The Fifth Doll by Charlie N. Holmberg

The brilliant idea behind this novel took me fully unprepared for the feeling of amazingness that engulfed me upon finishing it. I fullheartedly recommend this book to everyone interested in Russian culture (!?), dystopia and mysticism — a beautiful combination!

My most favorite element of this novel was the world created by Holmberg through the character of Slava, the mysticist. There is a huge chunk of reality interspersed with bits of supernatural, barely visible to any other characters but Matrona and Jaska. I will not retell here the story, as you can find yhe synopsis on Goodreads.

My favorite character is Matrona, for her boldness and determination.
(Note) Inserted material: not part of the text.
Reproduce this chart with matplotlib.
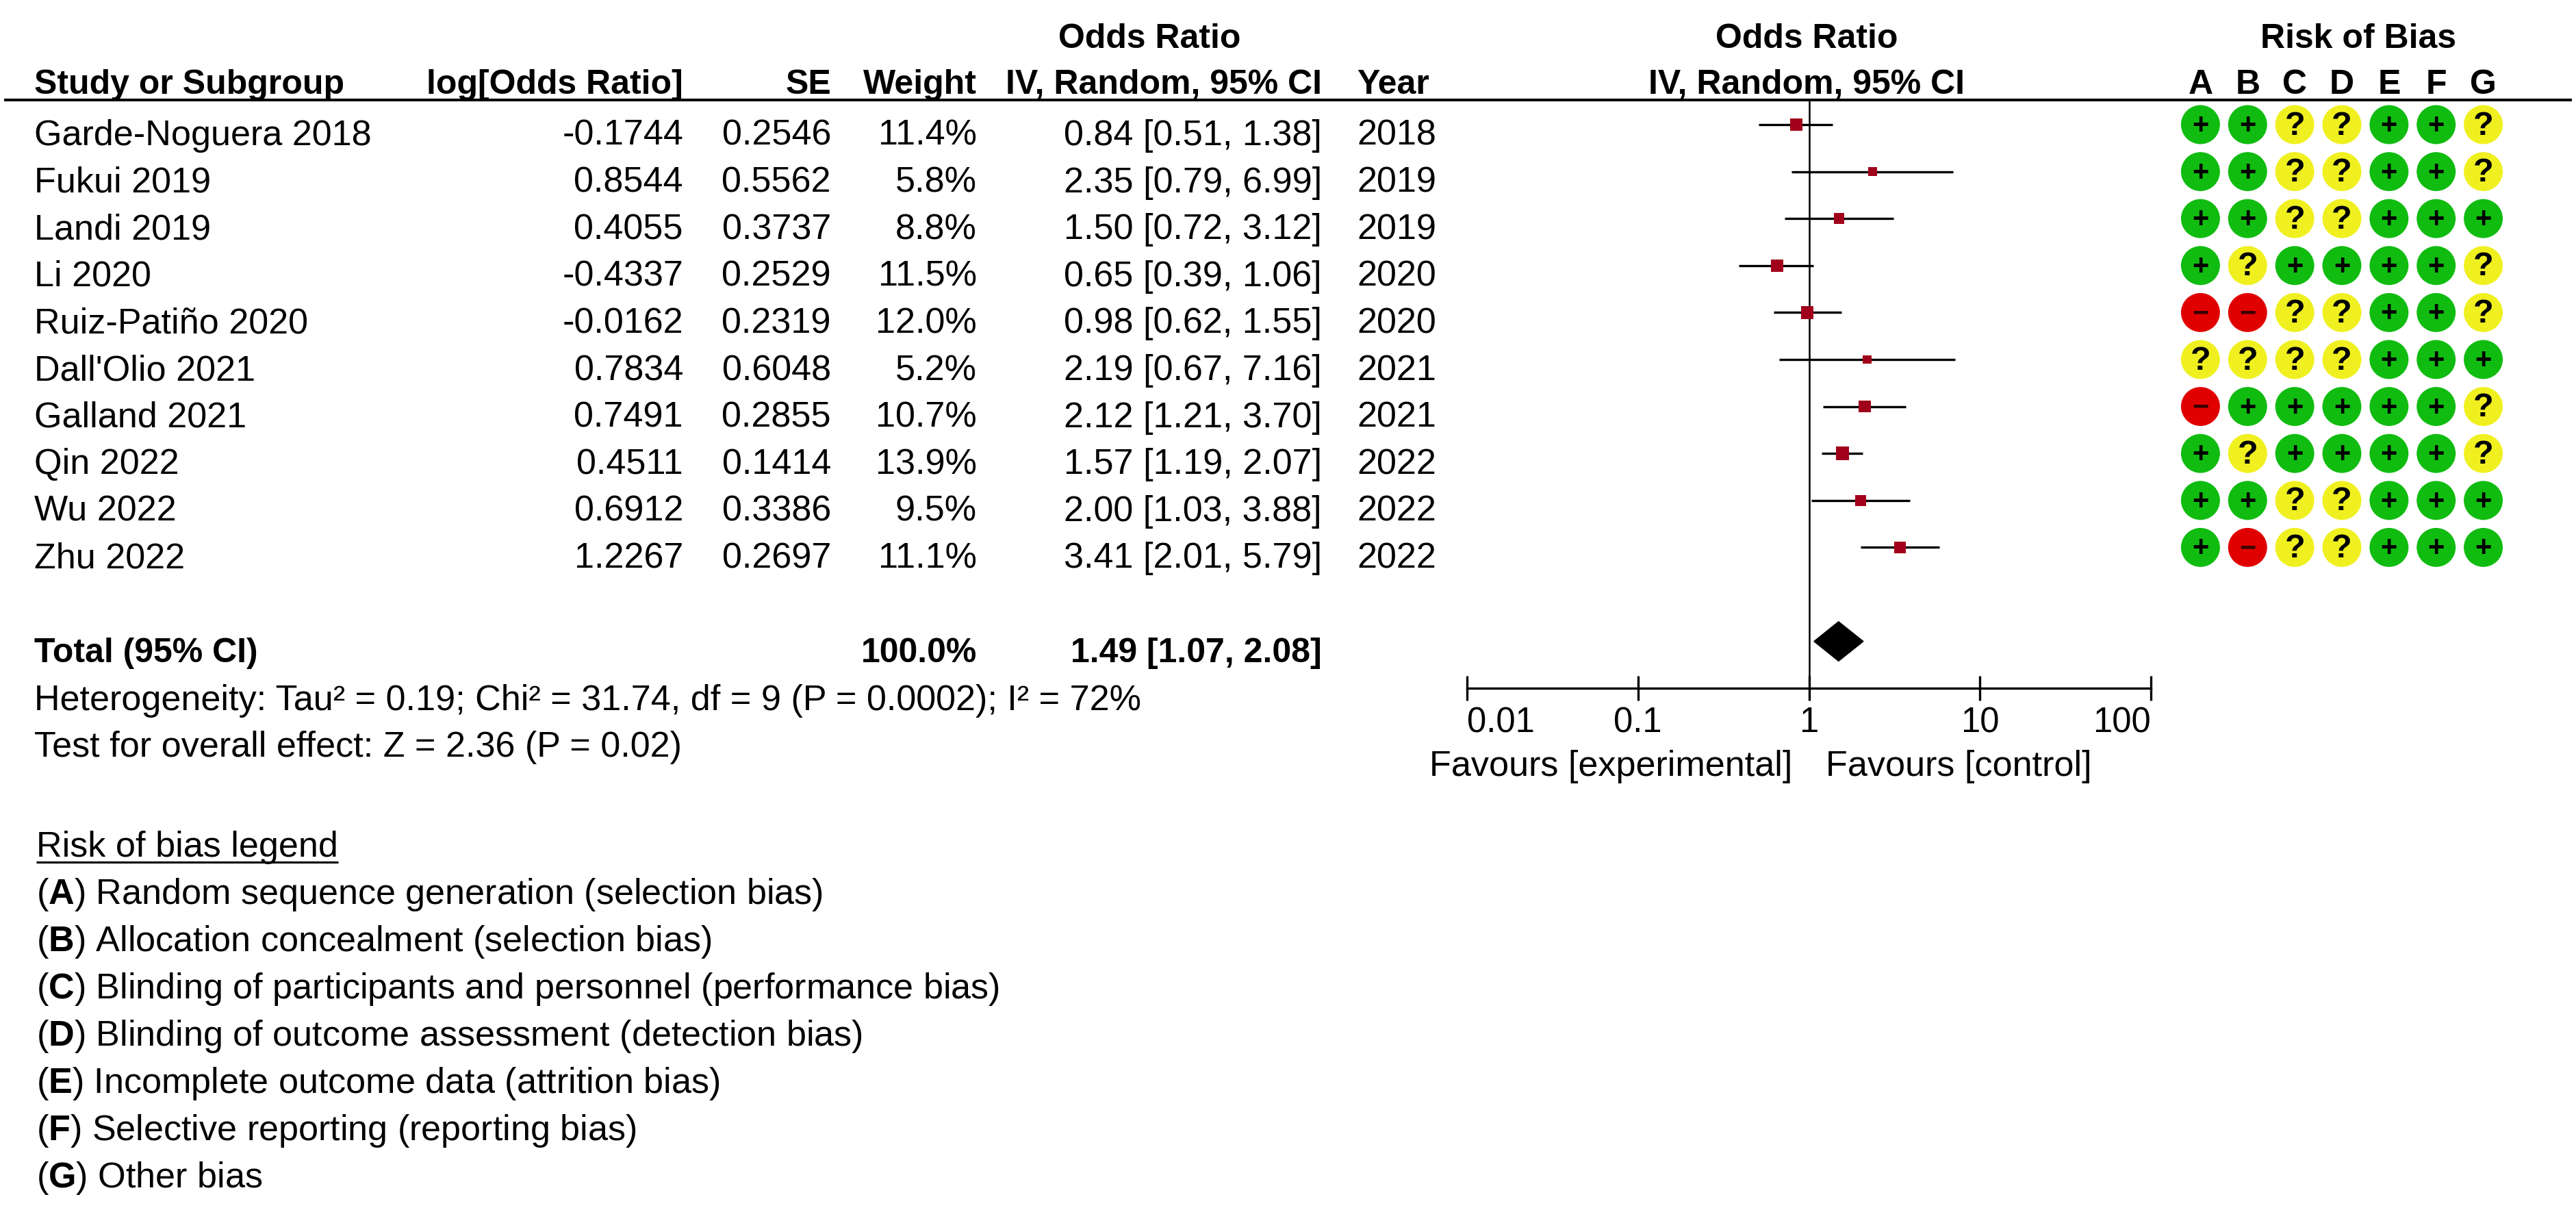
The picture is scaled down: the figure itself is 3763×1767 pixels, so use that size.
import numpy as np
import matplotlib.pyplot as plt
from matplotlib.ticker import FixedLocator, NullLocator
from matplotlib.transforms import blended_transform_factory

plt.rcParams['font.family'] = ['Liberation Sans', 'DejaVu Sans']
plt.rcParams['mathtext.fontset'] = 'custom'
plt.rcParams['mathtext.rm'] = 'Liberation Sans'
plt.rcParams['mathtext.bf'] = 'Liberation Sans:bold'

# data
studies = ["Garde-Noguera 2018", "Fukui 2019", "Landi 2019", "Li 2020", "Ruiz-Patiño 2020",
           "Dall'Olio 2021", "Galland 2021", "Qin 2022", "Wu 2022", "Zhu 2022"]
log_or = [-0.1744, 0.8544, 0.4055, -0.4337, -0.0162, 0.7834, 0.7491, 0.4511, 0.6912, 1.2267]
se = [0.2546, 0.5562, 0.3737, 0.2529, 0.2319, 0.6048, 0.2855, 0.1414, 0.3386, 0.2697]
weight = [11.4, 5.8, 8.8, 11.5, 12.0, 5.2, 10.7, 13.9, 9.5, 11.1]
or_est = [0.84, 2.35, 1.50, 0.65, 0.98, 2.19, 2.12, 1.57, 2.00, 3.41]
ci_lo = [0.51, 0.79, 0.72, 0.39, 0.62, 0.67, 1.21, 1.19, 1.03, 2.01]
ci_hi = [1.38, 6.99, 3.12, 1.06, 1.55, 7.16, 3.70, 2.07, 3.88, 5.79]
years = [2018, 2019, 2019, 2020, 2020, 2021, 2021, 2022, 2022, 2022]

total_weight = 100.0
total_or, total_lo, total_hi = 1.49, 1.07, 2.08
tau2, chi2, df, p_het, i2 = 0.19, 31.74, 9, "0.0002", 72
z_val, p_z = 2.36, "0.02"

tick_vals = [0.01, 0.1, 1, 10, 100]
tick_labels = ["0.01", "0.1", "1", "10", "100"]

# risk of bias judgements, columns A..G
rob_letters = ["A", "B", "C", "D", "E", "F", "G"]
rob = ["++??++?", "++??++?", "++??+++", "+?++++?", "--??++?",
       "????+++", "-+++++?", "+?++++?", "++??+++", "+-??+++"]
rob_domains = ["Random sequence generation (selection bias)",
               "Allocation concealment (selection bias)",
               "Blinding of participants and personnel (performance bias)",
               "Blinding of outcome assessment (detection bias)",
               "Incomplete outcome data (attrition bias)",
               "Selective reporting (reporting bias)",
               "Other bias"]

W, H = 3763, 1767
FS = 37.5     # regular text
FSB = 36      # bold headers
ROW0, PITCH = 182, 68.6      # pixel centre of first study row, row pitch
TOP, AXIS_Y = 146, 1005      # header rule and forest axis line

fig = plt.figure(figsize=(W / 100, H / 100), dpi=100)
bg = fig.add_axes([0, 0, 1, 1])
bg.set_xlim(0, W)
bg.set_ylim(H, 0)
bg.axis('off')

def base(i):
    return ROW0 + PITCH * i + 30

# headers
bg.text(1679, 70, "Odds Ratio", ha='center', fontsize=FSB, weight='bold')
bg.text(2639, 70, "Odds Ratio", ha='center', fontsize=FSB, weight='bold')
bg.text(3445, 70, "Risk of Bias", ha='center', fontsize=FSB, weight='bold')
hy = 137
bg.text(50, hy, "Study or Subgroup", ha='left', fontsize=FSB, weight='bold')
bg.text(998, hy, "log[Odds Ratio]", ha='right', fontsize=FSB, weight='bold')
bg.text(1214, hy, "SE", ha='right', fontsize=FSB, weight='bold')
bg.text(1427, hy, "Weight", ha='right', fontsize=FSB, weight='bold')
bg.text(1931, hy, "IV, Random, 95% CI", ha='right', fontsize=FSB, weight='bold')
bg.text(1982, hy, "Year", ha='left', fontsize=FSB, weight='bold')
bg.text(2639, hy, "IV, Random, 95% CI", ha='center', fontsize=FSB, weight='bold')
bg.plot([6, 3757], [TOP, TOP], color='black', lw=2.9, solid_capstyle='butt')

# study rows
for i, name in enumerate(studies):
    y = base(i)
    bg.text(50, y, name, ha='left', fontsize=FS)
    bg.text(998, y, f"{log_or[i]:.4f}", ha='right', fontsize=FS)
    bg.text(1214, y, f"{se[i]:.4f}", ha='right', fontsize=FS)
    bg.text(1427, y, f"{weight[i]:.1f}%", ha='right', fontsize=FS)
    bg.text(1931, y, f"{or_est[i]:.2f} [{ci_lo[i]:.2f}, {ci_hi[i]:.2f}]", ha='right', fontsize=FS)
    bg.text(1982, y, str(years[i]), ha='left', fontsize=FS)

# total
ty = base(11)
bg.text(50, ty, "Total (95% CI)", ha='left', fontsize=FSB, weight='bold')
bg.text(1427, ty, f"{total_weight:.1f}%", ha='right', fontsize=FSB, weight='bold')
bg.text(1931, ty, f"{total_or:.2f} [{total_lo:.2f}, {total_hi:.2f}]", ha='right', fontsize=FSB, weight='bold')
bg.text(50, 1037, f"Heterogeneity: Tau² = {tau2:.2f}; Chi² = {chi2:.2f}, df = {df} (P = {p_het}); I² = {i2}%",
        ha='left', fontsize=FS)
bg.text(50, 1105, f"Test for overall effect: Z = {z_val:.2f} (P = {p_z})", ha='left', fontsize=FS)

# forest plot
fx0, fx1 = 2143, 3142
fa = fig.add_axes([fx0 / W, (H - AXIS_Y) / H, (fx1 - fx0) / W, (AXIS_Y - TOP) / H])
fa.patch.set_alpha(0)
fa.set_xscale('log')
fa.set_xlim(0.01, 100)
fa.set_ylim((AXIS_Y - ROW0) / PITCH, (TOP - ROW0) / PITCH)
for s in ['top', 'left', 'right']:
    fa.spines[s].set_visible(False)
fa.spines['bottom'].set_linewidth(2.4)
fa.set_yticks([])
fa.xaxis.set_major_locator(FixedLocator(tick_vals))
labs = fa.set_xticklabels(tick_labels)
labs[0].set_horizontalalignment('left')
labs[-1].set_horizontalalignment('right')
fa.xaxis.set_minor_locator(NullLocator())
fa.tick_params(axis='x', direction='inout', length=26, width=2.4, labelsize=36.5, pad=6)

rows = np.arange(len(studies))
fa.axvline(1, color='black', lw=1.8, zorder=1)
fa.hlines(rows, ci_lo, ci_hi, color='black', lw=2.4, zorder=2)
sizes = (5.3 * np.sqrt(weight) * 0.72) ** 2
fa.scatter(or_est, rows, marker='s', s=sizes, color='#A0001A', edgecolors='none', zorder=3)
fa.fill([total_lo, total_or, total_hi, total_or], [11, 11 - 0.42, 11, 11 + 0.42],
        color='black', zorder=3)

bg.text(2618, 1133, "Favours [experimental]", ha='right', fontsize=FS)
bg.text(2667, 1133, "Favours [control]", ha='left', fontsize=FS)

# risk of bias dots
rx0, rx1 = 3180, 3662
ra = fig.add_axes([rx0 / W, (H - AXIS_Y) / H, (rx1 - rx0) / W, (AXIS_Y - TOP) / H])
ra.patch.set_alpha(0)
ra.set_xlim(-0.5, 6.5)
ra.set_ylim((AXIS_Y - ROW0) / PITCH, (TOP - ROW0) / PITCH)
ra.axis('off')
dot_col = {'+': '#10BC10', '?': '#F0F020', '-': '#E00000'}
sym = {'+': '+', '?': '?', '-': '−'}
sym_size = {'+': 30, '?': 35, '-': 30}
sym_col = {'+': 'black', '?': 'black', '-': '#3a0000'}
for i, codes in enumerate(rob):
    for j, c in enumerate(codes):
        ra.scatter(j, i, s=41 ** 2, color=dot_col[c], edgecolors='none', zorder=2)
        ra.text(j, i + 0.03, sym[c], ha='center', va='center', fontsize=sym_size[c],
                weight='bold', color=sym_col[c], zorder=3)

lt = blended_transform_factory(ra.transData, bg.transData)
for j, L in enumerate(rob_letters):
    bg.text(j, hy, L, ha='center', fontsize=FSB, weight='bold', transform=lt)

# legend
leg = bg.text(53, 1251, "Risk of bias legend", ha='left', fontsize=FS)
fig.canvas.draw()
bb = leg.get_window_extent().transformed(bg.transData.inverted())
bg.plot([bb.x0, bb.x1], [1259, 1259], color='black', lw=2.2, solid_capstyle='butt')
for k, (L, desc) in enumerate(zip(rob_letters, rob_domains)):
    bg.text(53, 1320 + 69 * k, rf"($\mathbf{{{L}}}$) {desc}", ha='left', fontsize=FS)

fig.savefig("out.png", dpi=100, facecolor='white')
It is amazing that she could muster the courage to make a change, despite all the magic and warnings that it might not be appreciated by all the villagers once the safe world they had known for 20 years was taken away from them. The paradox here: should one be content with an easy and comfortable life while being completely manipulated OR rather have free will to achieve their dreams through the harsh reality of life?

The dolls gave me creeps at times and I was almost angry with Matrona for not having the patience and enough self-control learn all the ropes from Slava before rebelling against his creation. I found the dolls a fantastic element, the author fully managing to portray their role and eventually to unravel the rules of Slava’s magic.

I absolutely got engrossed by Feodor and was so content with the answer given to him by Matrona in the end. He deserved nothing, such a low person. Surely his character was needed to balance the good with the bad, the magic with what was real. It proves at the same time how people can choose to be manipulated if that means they should not struggle, nor struggle much for their daily bread.

The Fifth Doll is a gem of a book, a lovely mix of dystopia and fantasy, blended with delicious bits of Russian culture and traditions. I fully recommend this book. I am so glad and thankful I had the chance to read an advance copy, courtesy of the author and Netgalley.